This log is many centuries years old. But it’s a log with a difference. The Lloyds Bank Coprolite has had an interesting journey through time, even if its origins are far from palatable.
Put simply, this is a fossilized human turd. Not only that, but the largest and – bizarrely – most valuable on record. It dates back to approximately the 9th century and the person responsible is believed to be a Viking. It currently rests at the Jórvík Viking Centre in the city of York, England.
Jórvík was the Viking name for York, with the Center part of an area that has yielded numerous treasures. Whether the Coprolite can be described as treasure is a question for the ages. That said, the details are fascinating.

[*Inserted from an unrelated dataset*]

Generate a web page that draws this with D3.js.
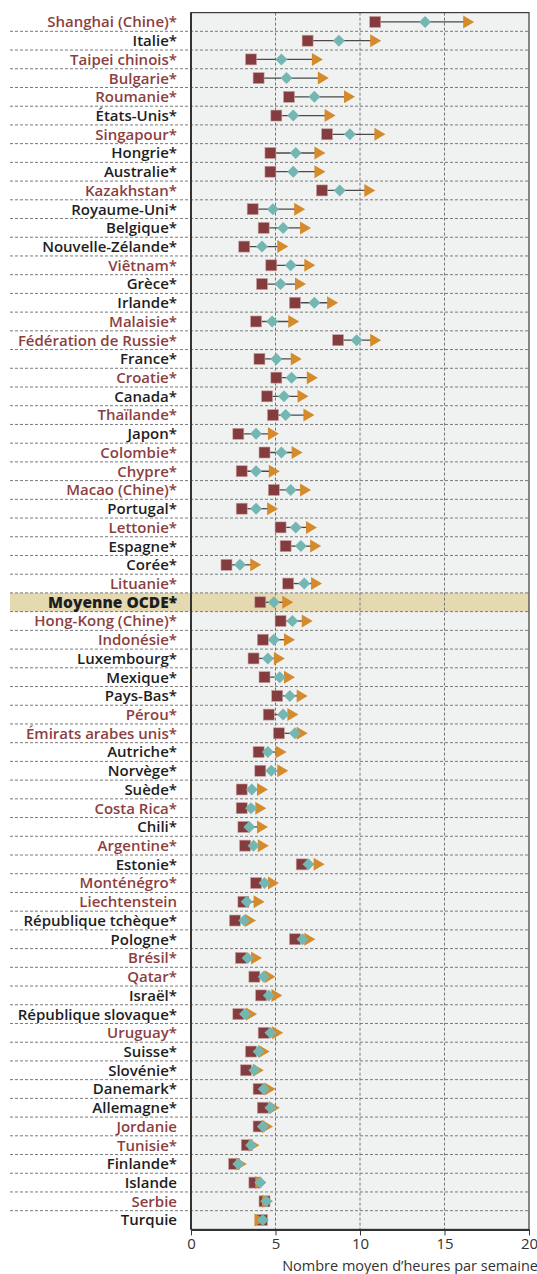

The reason it’s named after Lloyds Bank isn’t some weird corporate branding exercise. The hefty deposit, measuring 8″ x 2″ (20 cm by 5 cm), was found beneath the site of the famous bank in 1972. And here’s a fun fact for the day – “Coprolite” means fossilized human feces! Paleofeces is also a term used to describe ancient human droppings found as part of archaeological expeditions.

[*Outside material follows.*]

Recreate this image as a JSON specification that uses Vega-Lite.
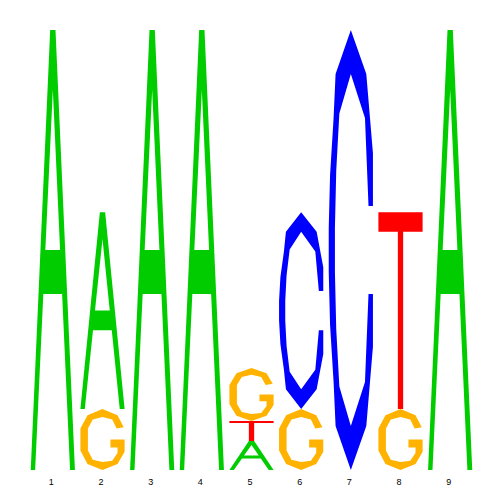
{
  "$schema": "https://vega.github.io/schema/vega-lite/v6.json",
  "width": 447,
  "height": 440,
  "autosize": "none",
  "padding": {"left": 28, "top": 30, "right": 25, "bottom": 30},
  "background": "white",
  "config": {"view": {"stroke": null}},
  "datasets": {
    "glyphs": [
      {"letter": "A",
       "u": [0, 0.44, 0.56, 1, 0.89, 0.71, 0.285, 0.33, 0.664, 0.5, 0.33, 0.285, 0.1],
       "v": [0, 1, 1, 0, 0, 0.4, 0.4, 0.5, 0.5, 0.864, 0.5, 0.4, 0],
       "k": [0, 1, 2, 3, 4, 5, 6, 7, 8, 9, 10, 11, 12]},
      {"letter": "C",
       "u": [1.0, 1.0, 0.85, 0.5, 0.155, 0.11, 0.03, 0.0, 0.0, 0.03, 0.11, 0.155, 0.5, 0.85, 1.0, 1.0, 0.9, 0.82, 0.5, 0.24, 0.17, 0.14, 0.14, 0.17, 0.24, 0.5, 0.82, 0.9],
       "v": [0.6, 0.72, 0.9, 1.0, 0.9, 0.8, 0.67, 0.55, 0.45, 0.33, 0.2, 0.1, 0.0, 0.1, 0.28, 0.4, 0.4, 0.2, 0.1, 0.19, 0.32, 0.45, 0.55, 0.68, 0.81, 0.9, 0.8, 0.6],
       "k": [0, 1, 2, 3, 4, 5, 6, 7, 8, 9, 10, 11, 12, 13, 14, 15, 16, 17, 18, 19, 20, 21, 22, 23, 24, 25, 26, 27]},
      {"letter": "G",
       "u": [0.98, 0.84, 0.5, 0.16, 0.0, 0.0, 0.16, 0.5, 0.84, 1.0, 1.0, 0.68, 0.68, 0.84, 0.84, 0.72, 0.5, 0.28, 0.17, 0.17, 0.28, 0.5, 0.72, 0.82],
       "v": [0.7, 0.9, 1.0, 0.9, 0.68, 0.32, 0.1, 0.0, 0.1, 0.3, 0.5, 0.5, 0.37, 0.37, 0.28, 0.15, 0.13, 0.17, 0.32, 0.68, 0.83, 0.87, 0.83, 0.68],
       "k": [0, 1, 2, 3, 4, 5, 6, 7, 8, 9, 10, 11, 12, 13, 14, 15, 16, 17, 18, 19, 20, 21, 22, 23]},
      {"letter": "T",
       "u": [0, 1, 1, 0.56, 0.56, 0.44, 0.44, 0],
       "v": [1, 1, 0.9, 0.9, 0, 0, 0.9, 0.9],
       "k": [0, 1, 2, 3, 4, 5, 6, 7]}
    ]
  },
  "data": {
    "values": [
      {"pos": 1, "letter": "A", "bits": 2.0},
      {"pos": 2, "letter": "G", "bits": 0.277},
      {"pos": 2, "letter": "A", "bits": 0.895},
      {"pos": 3, "letter": "A", "bits": 2.0},
      {"pos": 4, "letter": "A", "bits": 2.0},
      {"pos": 5, "letter": "A", "bits": 0.132},
      {"pos": 5, "letter": "T", "bits": 0.091},
      {"pos": 5, "letter": "G", "bits": 0.241},
      {"pos": 6, "letter": "G", "bits": 0.277},
      {"pos": 6, "letter": "C", "bits": 0.895},
      {"pos": 7, "letter": "C", "bits": 2.0},
      {"pos": 8, "letter": "G", "bits": 0.277},
      {"pos": 8, "letter": "T", "bits": 0.895},
      {"pos": 9, "letter": "A", "bits": 2.0}
    ]
  },
  "transform": [
    {"stack": "bits", "groupby": ["pos"], "as": ["y0", "y1"]},
    {"lookup": "letter", "from": {"data": {"name": "glyphs"}, "key": "letter", "fields": ["u", "v", "k"]}},
    {"flatten": ["u", "v", "k"]},
    {"calculate": "datum.pos + (datum.u - 0.5) * 0.89", "as": "gx"},
    {"calculate": "datum.y0 + datum.v * (datum.y1 - datum.y0)", "as": "gy"}
  ],
  "mark": {"type": "line", "filled": true, "strokeWidth": 0},
  "encoding": {
    "x": {
      "field": "gx", "type": "quantitative",
      "scale": {"domain": [0.5, 9.5], "nice": false, "zero": false},
      "axis": {"values": [1, 2, 3, 4, 5, 6, 7, 8, 9], "domain": false, "ticks": false, "grid": false, "title": null,
               "labelFontSize": 9, "labelFont": "Liberation Sans", "labelColor": "black", "labelPadding": 7, "labelOffset": -2}
    },
    "y": {
      "field": "gy", "type": "quantitative",
      "scale": {"domain": [0, 2], "nice": false, "zero": true},
      "axis": null
    },
    "color": {
      "field": "letter", "type": "nominal",
      "scale": {"domain": ["A", "C", "G", "T"], "range": ["#00CC00", "#0000FF", "#FFB300", "#FF0000"]},
      "legend": null
    },
    "detail": [{"field": "pos", "type": "nominal"}, {"field": "letter", "type": "nominal"}],
    "order": {"field": "k", "type": "quantitative"}
  }
}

This is one mighty archaeological achievement. The Australian Academy of Science observed in 2017, “Human coprolites are very rare, and tend to only be preserved in either very dry or frozen environments, however samples have been found that date back to the Late Paleolithic—around 22,000 years ago.”
For a complete specimen to last this long is awe-inspiring, if not exactly need-to-know information. How do they know it came from a Viking? The ingredients that went into the epic production provide some clues.

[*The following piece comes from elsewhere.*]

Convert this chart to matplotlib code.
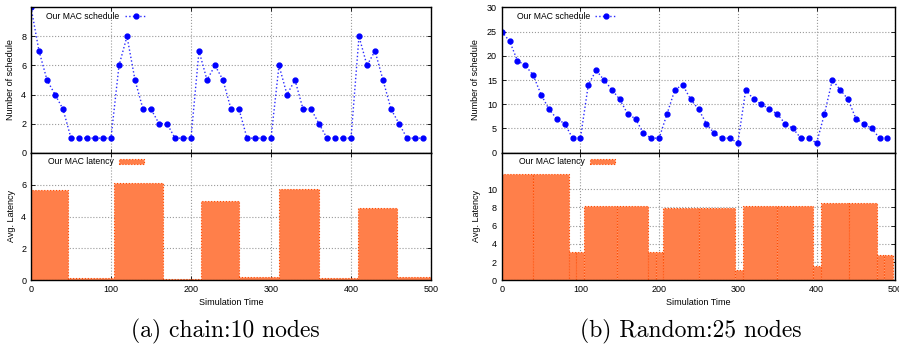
import numpy as np
import matplotlib
matplotlib.use("Agg")
import matplotlib.pyplot as plt

plt.rcParams['font.family'] = ['Liberation Sans', 'DejaVu Sans']

# --- data ---
sched_time = list(range(0, 500, 10))

chain_sched = [10, 7, 5, 4, 3, 1, 1, 1, 1, 1,
               1, 6, 8, 5, 3, 3, 2, 2, 1, 1,
               1, 7, 5, 6, 5, 3, 3, 1, 1, 1,
               1, 6, 4, 5, 3, 3, 2, 1, 1, 1,
               1, 8, 6, 7, 5, 3, 2, 1, 1, 1]

rand_sched = [25, 23, 19, 18, 16, 12, 9, 7, 6, 3,
              3, 14, 17, 15, 13, 11, 8, 7, 4, 3,
              3, 8, 13, 14, 11, 9, 6, 4, 3, 3,
              2, 13, 11, 10, 9, 8, 6, 5, 3, 3,
              2, 8, 15, 13, 11, 7, 6, 5, 3, 3]

chain_lat_edges = [0, 46, 104, 165, 212, 260, 310, 360, 409, 457, 500]
chain_lat = [5.65, 0.12, 6.1, 0.08, 4.96, 0.23, 5.7, 0.16, 4.52, 0.19]

rand_lat_edges = [0, 40, 85.5, 95, 105, 146, 186, 196, 205, 251, 296, 306,
                  350, 396, 406, 441, 477, 486, 497]
rand_lat = [11.7, 11.7, 3.07, 3.07, 8.1, 8.1, 3.07, 3.07, 7.95, 7.95, 1.13,
            8.13, 8.13, 1.57, 8.53, 8.53, 2.78, 2.78]

panels = [
    dict(sched=chain_sched, edges=chain_lat_edges, lat=chain_lat,
         sched_lim=10, sched_ticks=[0, 2, 4, 6, 8],
         lat_lim=8, lat_ticks=[0, 2, 4, 6],
         left=31, right=431, ylab_x=-0.04, cap_x=225.6,
         caption="(a) chain:10 nodes"),
    dict(sched=rand_sched, edges=rand_lat_edges, lat=rand_lat,
         sched_lim=30, sched_ticks=[0, 5, 10, 15, 20, 25, 30],
         lat_lim=14, lat_ticks=[0, 2, 4, 6, 8, 10],
         left=501.7, right=895.3, ylab_x=-0.054, cap_x=691,
         caption="(b) Random:25 nodes"),
]

W, H = 899, 349
FS = 6.5
LEG_FS = 6.2
bar_face = '#FF7F4A'
bar_edge = '#FF4A00'
grid_kw = dict(color='#9a9a9a', linestyle=':', linewidth=0.8)

fig = plt.figure(figsize=(W / 100, H / 100), dpi=100)

y_top, y_mid, y_bot = 7.3, 152.7, 280.3

def style_axes(ax):
    for s in ax.spines.values():
        s.set_linewidth(1.0)
        s.set_color('black')
    ax.tick_params(direction='in', length=3, width=0.6, top=True, right=True,
                   labelsize=FS, pad=3.5)
    ax.set_axisbelow(True)
    ax.grid(True, **grid_kw)

for p in panels:
    x0 = p['left'] / W
    w = (p['right'] - p['left']) / W

    # --- schedule count (top) ---
    ax1 = fig.add_axes([x0, (H - y_mid) / H, w, (y_mid - y_top) / H])
    ax1.plot(sched_time, p['sched'], linestyle=':', color='#2a2aff', linewidth=1.0,
             marker='o', markersize=3.5, markerfacecolor='#0000ff',
             markeredgecolor='#0000ff', label='Our MAC schedule')
    ax1.set_xlim(0, 500)
    ax1.set_ylim(0, p['sched_lim'])
    ax1.set_xticks([0, 100, 200, 300, 400, 500])
    ax1.set_yticks(p['sched_ticks'])
    style_axes(ax1)
    ax1.tick_params(labelbottom=False)
    ax1.set_ylabel('Number of schedule', fontsize=FS)
    ax1.yaxis.set_label_coords(p['ylab_x'], 0.5)
    ax1.legend(loc='upper left', bbox_to_anchor=(0.038, 0.97), frameon=False,
               markerfirst=False, fontsize=LEG_FS, handlelength=2.6,
               handletextpad=0.6, borderpad=0, borderaxespad=0)

    # --- average latency (bottom) ---
    ax2 = fig.add_axes([x0, (H - y_bot) / H, w, (y_bot - y_mid) / H])
    edges = np.array(p['edges'], dtype=float)
    ax2.bar(edges[:-1], p['lat'], width=np.diff(edges), align='edge',
            color=bar_face, edgecolor=bar_edge, linestyle=':', linewidth=0.8,
            label='Our MAC latency')
    ax2.set_xlim(0, 500)
    ax2.set_ylim(0, p['lat_lim'])
    ax2.set_xticks([0, 100, 200, 300, 400, 500])
    ax2.set_yticks(p['lat_ticks'])
    style_axes(ax2)
    ax2.set_ylabel('Avg. Latency', fontsize=FS)
    ax2.yaxis.set_label_coords(p['ylab_x'] + 0.002, 0.5)
    ax2.set_xlabel('Simulation Time', fontsize=FS, labelpad=2.5)
    ax2.legend(loc='upper left', bbox_to_anchor=(0.043, 0.965), frameon=False,
               markerfirst=False, fontsize=LEG_FS, handlelength=2.9, handleheight=0.55,
               handletextpad=0.6, borderpad=0, borderaxespad=0)

    fig.text(p['cap_x'] / W, (H - 331) / H, p['caption'], ha='center', va='center',
             fontsize=17, family='cmr10')

fig.savefig('out.png', dpi=100)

“He was not a great vegetable eater,” wrote the Guardian in 2003, “instead living on large amounts of meat and grains such as bran, despite fruit stones, nutshells and other stools containing matter from vegetables such as leeks being found on the same site.”
That all sounds normal enough, however the Viking’s bowels were also packed with creepy crawlies. In 2016, the website Spangenhelm referred to “the presence of several hundred parasitic eggs (whipworm)”, which “suggests he or she was riddled with intestinal parasite worms (maw-worm).”
These unwanted invaders can cause serious health problems. The BBC describes conditions such as “stomach aches, diarrhea and inflammation of the bowel.” Get enough worms and things get worse, as “symptoms may simulate those of gastric and duodenal ulcers.”
Parasites aren’t known for standing still either. Adults “can migrate from the intestine and enter other organs where they can cause serious damage, even moving into such places as the ear and the nose of unfortunate suffers.”